“Me descubro/ cometiendo estupideces./ Las mismas que taché/ en tantas ocasiones./ Me descubro/ escribiendo a hurtadillas/ poemas de amor… ¡apasionados!
[…] Me descubro/ poniendo cara de idiota,/ ajena a matanzas, a noticias de injusticia,/
buscándote en el móvil, saqueando tu tiempo y tu presencia,/ celando tus miradas,/ muriendo por morirme/ entre tus piernas./ Me descubro…/ estúpidamente enamorada.” Estos versos pertenecen a mi último poemario “Miradas cómplices” y, después de escribir algo así, considero que no debería seguir escribiendo lo que voy a escribir a continuación, pero algo en mí me impele a hacerlo, quizá sea la voz de tantas mujeres calladas por siglos, quizá sea la voz de tantas mujeres que están por venir.
Hace unos días me encontré con una mujer de las que toda la vida se ha denominado “de bandera”, la conozco muchos años. Es lo que tiene vivir en un pueblo. Es una mujer preciosa, rubia, con una melena ondulante por debajo de los hombros, no demasiado alta pero extremadamente proporcionada y con tipazo que quita el hipo. Siempre me llamaron poderosamente la atención sus ojos, son de un verde indefinido, casi esmeralda. Toda su vida ha hecho lo que le ha dado la real gana: ha tenido los novios que ha querido y ha cortado con ellos cuando le ha salido de su respingona nariz. Por eso me convulsionó lo que contemplé: acababa de tomarse un refresco en la terraza de una heladería con un chico magrebí a todas luces más joven que ella, y cuando ambos se disponían a marcharse, él le indicó con su mano una especie de orden para que ella quedase a unos pasos tras él. ¡Jope! Me dije (bueno, otra cosa menos proclive a ser reproducida aquí). Como no terminaba de dar crédito a mis ojos, porque ella sonriente y sumisa le obedeció, tuve las santas narices de caminar tras ellos. El chico tenía unas piernas más largas que un día podando, así que pegaba unas zancadas enormes que ella intentaba suplir con una especie de carrerilla entre trote y galope, porque al mendalerenda le producía una risa floja comprobar los esfuerzos de ella para seguirle, así que redoblaba la velocidad de sus pasos. A él se le veía complacido con el jueguecito de los… tegumentos, pero es que a ella se le veía feliz. Y yo confieso que se me saltaron las lágrimas. “¿Cómo es posible?” me repetía una y otra vez mientras me quedé parada en mitad de la acera como si me hubiese arrastrado una avenida de agua.
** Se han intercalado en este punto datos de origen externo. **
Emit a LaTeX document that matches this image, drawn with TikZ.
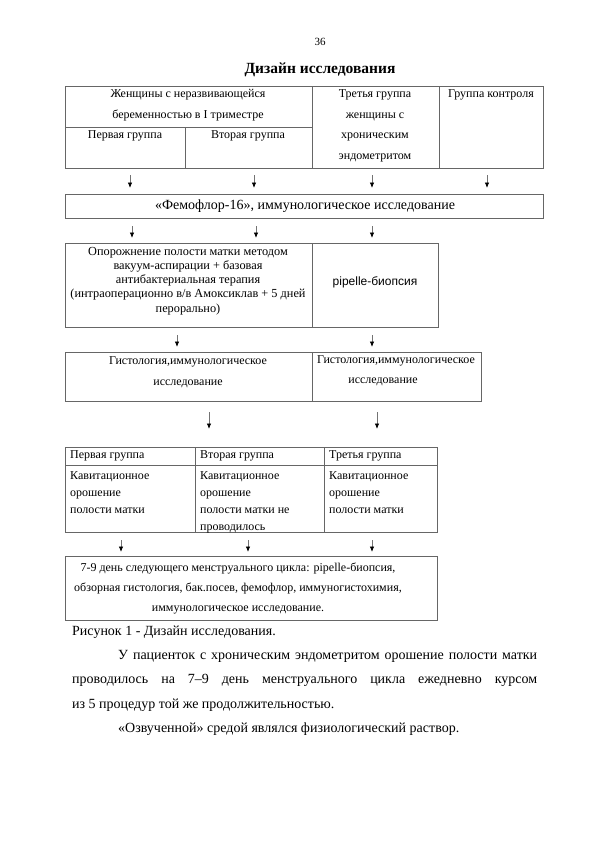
\documentclass[tikz,border=0pt]{standalone}
\usepackage{fontspec}
\setmainfont{Liberation Serif}
\newfontfamily\sansfont{Liberation Sans}
\usetikzlibrary{arrows.meta}

\begin{document}
\begin{tikzpicture}[x=1pt,y=-1pt,
  box/.style={draw=black!60, line width=0.8pt},
  txt/.style={inner sep=0pt, font=\fontsize{12}{14}\selectfont},
  celltxt/.style={txt, anchor=west},
  arr/.style={draw=black!55, line width=0.8pt, -{Latex[length=5.5pt,width=4.5pt,color=black]}}]

\useasboundingbox (0,0) rectangle (594,841);
\fill[white] (0,0) rectangle (594,841);

\node [txt, font=\fontsize{11}{13}\selectfont] (pagenum) at (320,42) {36};
\node [txt, font=\fontsize{15.5}{18}\selectfont\bfseries] (title) at (320,70) {Дизайн исследования};

% First the table with the groups of women:
\draw [box] (65,86) rectangle (543,168);
\draw [box] (65,127) -- (312,127);
\draw [box] (185,127) -- (185,168);
\draw [box] (312,86) -- (312,168);
\draw [box] (439,86) -- (439,168);

\node [txt, align=center, font=\fontsize{12}{20.5}\selectfont] (women) at (188,105)
  {Женщины с неразвивающейся\\беременностью в I триместре};
\node [txt] (grp1) at (125,136) {Первая группа};
\node [txt] (grp2) at (248,136) {Вторая группа};
\node [txt, align=center, font=\fontsize{12}{20.5}\selectfont] (grp3) at (375,126)
  {Третья группа\\женщины с\\хроническим\\эндометритом};
\node [txt] (control) at (491,95) {Группа контроля};

\foreach \x [count=\i] in {130,254,372,487} {
  \coordinate (r1s\i) at (\x,175);
  \coordinate (r1e\i) at (\x,188);
  \draw [arr] (r1s\i) -- (r1e\i);
}

% Examination of all groups:
\draw [box] (65,194) rectangle (543,218);
\node [txt, font=\fontsize{14}{16}\selectfont] (femoflor) at (305,206)
  {«Фемофлор-16», иммунологическое исследование};

\foreach \x [count=\i] in {132,256,372} {
  \coordinate (r2s\i) at (\x,226);
  \coordinate (r2e\i) at (\x,238);
  \draw [arr] (r2s\i) -- (r2e\i);
}

\draw [box] (65,243) rectangle (438,327);
\draw [box] (312,243) -- (312,327);
\node [txt, align=center, font=\fontsize{12.3}{14.2}\selectfont] (aspiration) at (188,281)
  {Опорожнение полости матки методом\\вакуум-аспирации + базовая\\антибактериальная терапия\\(интраоперационно в/в Амоксиклав + 5 дней\\перорально)};
\node [txt, font=\sansfont\fontsize{12}{14}\selectfont] (pipelle) at (375,282) {pipelle-биопсия};

\foreach \x [count=\i] in {177,372} {
  \coordinate (r3s\i) at (\x,335);
  \coordinate (r3e\i) at (\x,347);
  \draw [arr] (r3s\i) -- (r3e\i);
}

\draw [box] (65,352) rectangle (481,401);
\draw [box] (312,352) -- (312,401);
\node [txt, align=center, font=\fontsize{12}{21}\selectfont] (histo1) at (188,372)
  {Гистология,иммунологическое\\исследование};
\node [txt] (histo2a) at (396,361) {Гистология,иммунологическое};
\node [txt] (histo2b) at (383,382) {исследование};

\foreach \x [count=\i] in {209,377} {
  \coordinate (r4s\i) at (\x,412);
  \coordinate (r4e\i) at (\x,429);
  \draw [arr] (r4s\i) -- (r4e\i);
}

% Next, the table with the cavitation:
\draw [box] (65,447) rectangle (437,532);
\draw [box] (65,465) -- (437,465);
\draw [box] (195,447) -- (195,532);
\draw [box] (324,447) -- (324,532);

\node [celltxt] (head1) at (70,456) {Первая группа};
\node [celltxt] (head2) at (200,456) {Вторая группа};
\node [celltxt] (head3) at (329,456) {Третья группа};
\node [txt, anchor=north west, align=left, font=\fontsize{12}{17.2}\selectfont] (cav1) at (70,471)
  {Кавитационное\\орошение\\полости матки};
\node [txt, anchor=north west, align=left, font=\fontsize{12}{17.2}\selectfont] (cav2) at (200,471)
  {Кавитационное\\орошение\\полости матки не\\проводилось};
\node [txt, anchor=north west, align=left, font=\fontsize{12}{17.2}\selectfont] (cav3) at (329,471)
  {Кавитационное\\орошение\\полости матки};

\foreach \x [count=\i] in {121,248,372} {
  \coordinate (r5s\i) at (\x,540);
  \coordinate (r5e\i) at (\x,552);
  \draw [arr] (r5s\i) -- (r5e\i);
}

\draw [box] (65,556) rectangle (437,620);
\node [txt, align=center, font=\fontsize{12}{20}\selectfont] (final) at (238,588)
  {7-9 день следующего менструального цикла: pipelle-биопсия,\\обзорная гистология, бак.посев, фемофлор, иммуногистохимия,\\иммунологическое исследование.};

% The caption and the text below it.
\node [txt, anchor=west, font=\fontsize{14}{16}\selectfont] (caption) at (72,632)
  {Рисунок 1 - Дизайн исследования.};
\node [txt, anchor=north west, text width=465pt, align=justify, font=\fontsize{14}{24.5}\selectfont] (para) at (72,650)
  {\hspace*{46pt}У пациенток с хроническим эндометритом орошение полости матки\linebreak
  проводилось на 7–9 день менструального цикла ежедневно курсом\linebreak
  из 5 процедур той же продолжительностью.\par
  \hspace*{46pt}«Озвученной» средой являлся физиологический раствор.};

\end{tikzpicture}
\end{document}
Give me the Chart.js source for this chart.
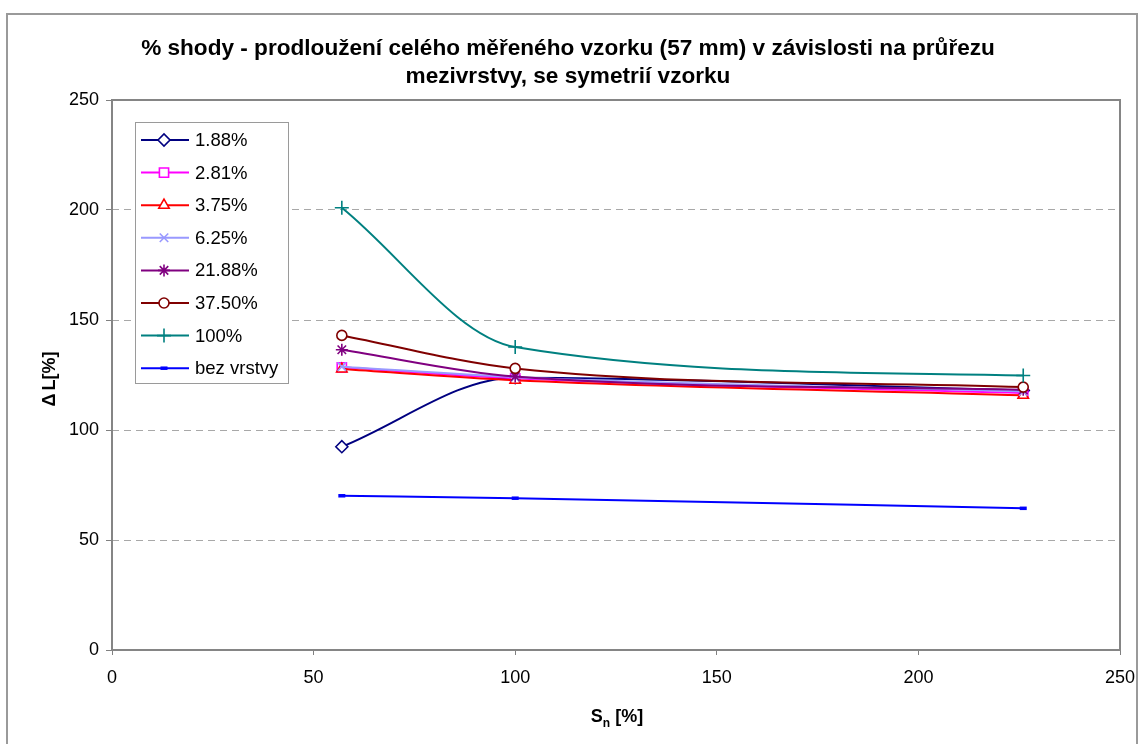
<!DOCTYPE html>
<html>
<head>
<meta charset="utf-8">
<title>% shody - prodloužení celého měřeného vzorku</title>
<script src="https://cdn.jsdelivr.net/npm/chart.js"></script>
<style>
  html, body { margin: 0; padding: 0; background: #fff; }
  #wrap { position: relative; width: 1139px; height: 744px; }
</style>
</head>
<body>
<div id="wrap"><canvas id="chart" width="1139" height="744"></canvas></div>
<script>
// průřez mezivrstvy S_n [%]
const crossSections = [57, 100, 226];

// ΔL [%] for each interlayer share
const dl188 = [92.4, 123.8, 118.0];
const dl281 = [128.5, 123.5, 116.8];
const dl375 = [127.7, 122.6, 115.8];
const dl625 = [128.8, 124.0, 117.5];
const dl2188 = [136.5, 124.3, 118.3];
const dl3750 = [143.0, 128.0, 119.5];
const dl100 = [201.0, 137.7, 124.8];
const dlBez = [70.1, 69.0, 64.4];

const seriesLabels = ['1.88%', '2.81%', '3.75%', '6.25%', '21.88%', '37.50%', '100%', 'bez vrstvy'];
const seriesValues = [dl188, dl281, dl375, dl625, dl2188, dl3750, dl100, dlBez];

const xTicks = [0, 50, 100, 150, 200, 250];
const yTicks = [0, 50, 100, 150, 200, 250];

const titleLines = ['% shody - prodloužení celého měřeného vzorku (57 mm) v závislosti na průřezu',
                    'mezivrstvy, se symetrií vzorku'];

// marker look per series
const colors = ['#000080', '#FF00FF', '#FF0000', '#9999FF', '#800080', '#800000', '#008080', '#0000FF'];
const markers = [
  { style: 'rectRot', r: 6, w: 1.6, fill: '#fff' },
  { style: 'rect', r: 6.5, w: 1.6, fill: '#fff' },
  { style: 'triangle', r: 6, w: 1.6, fill: '#fff' },
  { style: 'crossRot', r: 6, w: 1.6, fill: '#fff' },
  { style: 'star', r: 6, w: 1.6, fill: '#fff' },
  { style: 'circle', r: 5, w: 1.6, fill: '#fff' },
  { style: 'cross', r: 7, w: 1.6, fill: '#fff' },
  { style: 'line', r: 3.5, w: 3.5, fill: '#0000FF' }
];

const FONT = '"Liberation Sans", Arial, sans-serif';

const datasets = seriesLabels.map((label, i) => ({
  label,
  data: crossSections.map((x, k) => ({ x, y: seriesValues[i][k] })),
  borderColor: colors[i],
  backgroundColor: colors[i],
  borderWidth: 2,
  cubicInterpolationMode: 'monotone',
  pointStyle: markers[i].style,
  pointRadius: markers[i].r,
  pointBorderWidth: markers[i].w,
  pointBorderColor: colors[i],
  pointBackgroundColor: markers[i].fill,
  order: seriesLabels.length - i   // later series on top
}));

const decor = {
  id: 'decor',
  beforeDraw(chart) {
    const ctx = chart.ctx;
    ctx.save();
    ctx.fillStyle = '#fff';
    ctx.fillRect(0, 0, chart.width, chart.height);
    // outer frame
    ctx.strokeStyle = '#9a9a9a';
    ctx.lineWidth = 2;
    ctx.strokeRect(7, 14, 1130, 760);
    ctx.restore();
  },
  beforeDatasetsDraw(chart) {
    const { ctx, chartArea: a } = chart;
    ctx.save();
    ctx.strokeStyle = '#858585';
    ctx.lineWidth = 2;
    ctx.strokeRect(a.left, a.top, a.right - a.left, a.bottom - a.top);
    ctx.restore();
  },
  afterDraw(chart) {
    const ctx = chart.ctx;
    ctx.save();
    ctx.fillStyle = '#000';

    // title
    ctx.font = 'bold 22.6px ' + FONT;
    ctx.textAlign = 'center';
    ctx.textBaseline = 'alphabetic';
    ctx.fillText(titleLines[0], 568, 55);
    ctx.fillText(titleLines[1], 568, 83);

    // x axis title: S with subscript n
    ctx.textAlign = 'left';
    const big = 'bold 18px ' + FONT, small = 'bold 12px ' + FONT;
    ctx.font = big;
    const wS = ctx.measureText('S').width;
    const wRest = ctx.measureText(' [%]').width;
    ctx.font = small;
    const wN = ctx.measureText('n').width;
    let x0 = 617 - (wS + wN + wRest) / 2;
    ctx.font = big;
    ctx.fillText('S', x0, 722);
    ctx.font = small;
    ctx.fillText('n', x0 + wS, 727);
    ctx.font = big;
    ctx.fillText(' [%]', x0 + wS + wN, 722);

    // y axis title
    ctx.translate(50, 379);
    ctx.rotate(-Math.PI / 2);
    ctx.font = big;
    ctx.textBaseline = 'middle';
    const wD = ctx.measureText('Δ').width, wL = ctx.measureText('L[%]').width;
    const gap = 3;
    const y0 = -(wD + gap + wL) / 2;
    ctx.fillText('Δ', y0, 0);
    ctx.fillText('L[%]', y0 + wD + gap, 0);
    ctx.setTransform(1, 0, 0, 1, 0, 0);

    // legend box inside the plot
    const bx = 135, by = 122, bw = 153, bh = 261;
    ctx.fillStyle = '#fff';
    ctx.fillRect(bx, by, bw, bh);
    ctx.strokeStyle = '#9a9a9a';
    ctx.lineWidth = 1;
    ctx.strokeRect(bx + 0.5, by + 0.5, bw, bh);
    ctx.font = '18.5px ' + FONT;
    ctx.textBaseline = 'middle';
    ctx.textAlign = 'left';
    seriesLabels.forEach((label, i) => {
      const y = 140 + i * 32.6;
      ctx.strokeStyle = colors[i];
      ctx.lineWidth = 2;
      ctx.beginPath();
      ctx.moveTo(141, y);
      ctx.lineTo(189, y);
      ctx.stroke();
      ctx.fillStyle = markers[i].fill;
      ctx.lineWidth = markers[i].w;
      Chart.helpers.drawPoint(ctx, { pointStyle: markers[i].style, radius: markers[i].r, borderWidth: markers[i].w, rotation: 0 }, 164, y);
      ctx.fillStyle = '#000';
      ctx.fillText(label, 195, y + 1);
    });
    ctx.restore();
  }
};

new Chart(document.getElementById('chart').getContext('2d'), {
  type: 'line',
  data: { datasets },
  options: {
    responsive: false,
    animation: false,
    layout: { padding: { left: 0, top: 100, right: 19, bottom: 0 } },
    plugins: {
      legend: { display: false },
      title: { display: false },
      tooltip: { enabled: false }
    },
    scales: {
      x: {
        type: 'linear',
        min: 0, max: 250,
        afterFit: s => { s.height = 94; s.paddingLeft = 0; s.paddingRight = 0; },
        afterBuildTicks: s => { s.ticks = xTicks.map(v => ({ value: v })); },
        grid: { drawOnChartArea: false, drawTicks: true, tickLength: 5, color: '#808080' },
        border: { display: false },
        ticks: { color: '#000', font: { size: 18, family: FONT }, padding: 12, maxRotation: 0 }
      },
      y: {
        type: 'linear',
        min: 0, max: 250,
        afterFit: s => { s.width = 112; s.paddingTop = 0; s.paddingBottom = 0; },
        afterBuildTicks: s => { s.ticks = yTicks.map(v => ({ value: v })); },
        grid: { color: '#a8a8a8', tickColor: '#808080', tickLength: 6 },
        border: { display: false, dash: [7, 5] },
        ticks: { color: '#000', font: { size: 18, family: FONT }, padding: 7 }
      }
    }
  },
  plugins: [decor]
});
</script>
</body>
</html>
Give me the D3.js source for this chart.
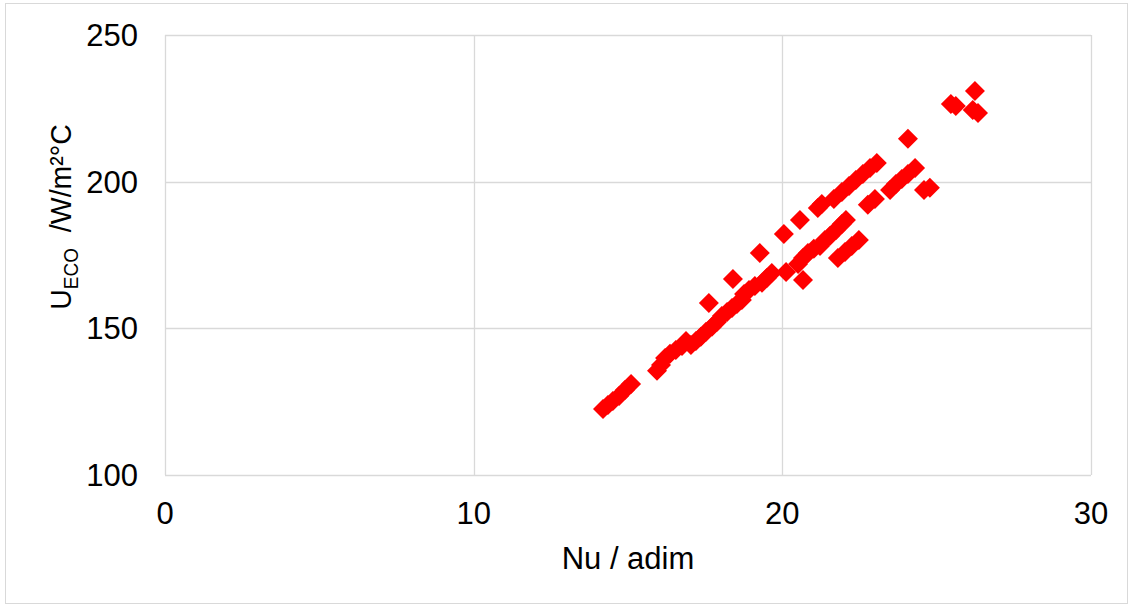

Ese mismo día, las noticias –alegrándonos, como siempre la vida– nos informaron –y esta vez sí que la alegraron– de que la Policía había logrado desarticular, una vez más, a un grupo de malditos mafiosos que traficaban con mujeres obligándolas a prostituirse bajo brutales palizas. La novedad era que no las habían traído prometiéndoles el “oro y el moro”, sino enamorándolas. ¡Enamorándolas! La sangre hizo varias veces un recorrido absurdo, se me bajaba a los pies junto con el alma y se me subía al rostro con la impotencia mientras un color se me iba y otro se me venía.
Ya sé los vericuetos del amor. A mi edad es una… iba a decir desventaja porque andas como curada de espanto y demasiada en guardia, pero creo que, en el fondo, es una gran ventaja porque supuestamente los ves venir. Aunque también es verdad que de poco sirve ese “ver venir” cuando se cae en los vericuetos del corazón, sobre todo cuando es solo un corazón el que cae y el otro el que aprovecha la caída.
Me dio tanta pena contemplar cómo una mujer que ha logrado disfrutar de unos derechos, por los que otras muchas mujeres perdieron la vida, renuncia a ellos tan sonriente, abdica de una igualdad conquistada, hace dejación de su propia cultura para retroceder a una en donde las mujeres, como poco –y no es poco– han de caminar detrás de su hombre para escenificar que ni en los andares le llega a él… Y cuando me entero de que a otras mujeres “el amor las lleva y las trae por la calle del dolor” como aquella Zarzamora que cantan nuestras folclóricas… Creo que todos entenderán que se me saltaran las lágrimas.